Not sure what this whole straw man is about. I definitely didn't suggest anything like that. Of course you can only compare two compiling versions of a source file using a test-suite-based heuristics. I thought this whole thing was about "heuristics that identify reasonable changes which fix the file" mentioned above? "Reasonable changes that DON'T fix the file" are clearly recognizable by NOT passing the test suite, just as if it was a human trying to make those changes and finding out that the change that he just did didn't in fact yield the desired results after running the test suite.

> With 100 possible characters, 10,000 positions to insert a character, and having to insert 10 characters, you are looking at something like 10^60 possible modifications.

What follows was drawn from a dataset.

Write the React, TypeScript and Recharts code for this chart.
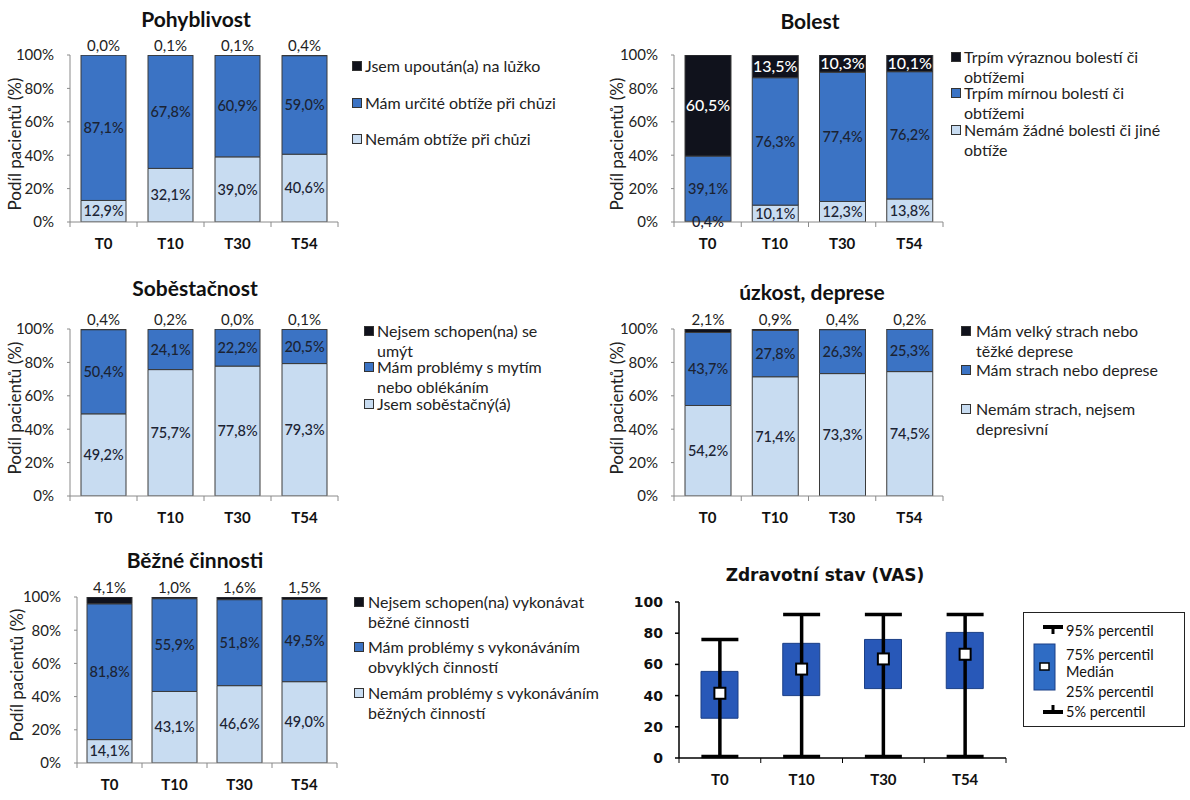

If you're working with an AST, you're almost certainly not working with characters. That would be immensely wasteful. In fact working with an AST is pretty much the only way in which the set of changes is sufficiently reduced for almost any change to NOT be rejected outright. With character-level modifications, you're facing the problem that almost every edit will be outright rejected as early as at the stage of parsing.

danbruc · on March 30, 2022

We have obviously been taking past each other. My point was that a parser for a syntax tree based diff tool should probably be able to deal well with files with syntax errors, i.e. it must be able to fix syntax errors. And with fixing syntax errors I did not mean actually fixing the file but being able to construct a reasonable syntax tree even if some subtrees do not adhere to the grammar. Given an input like

  class foo
  {
    function bar() {
    function baz() { }
  }

it should be able to parse the file as if bar() was not missing the closing curly brace. If the parser just gave up or inserted the closing curly brace at the end

  class foo
  {
    function bar() {
    function baz() { }
  }
  }

making baz() a nested function inside of bar() the result would be worse than using a character-based diff algorithm. But I never intended to say anything about making code functionally correct, that is none of the business of a parser or diff algorithm.

db48x · on March 30, 2022

What you do is produce an AST where some nodes indicate syntax errors. This works best in languages where it is easy to resynchronize after an error, of course.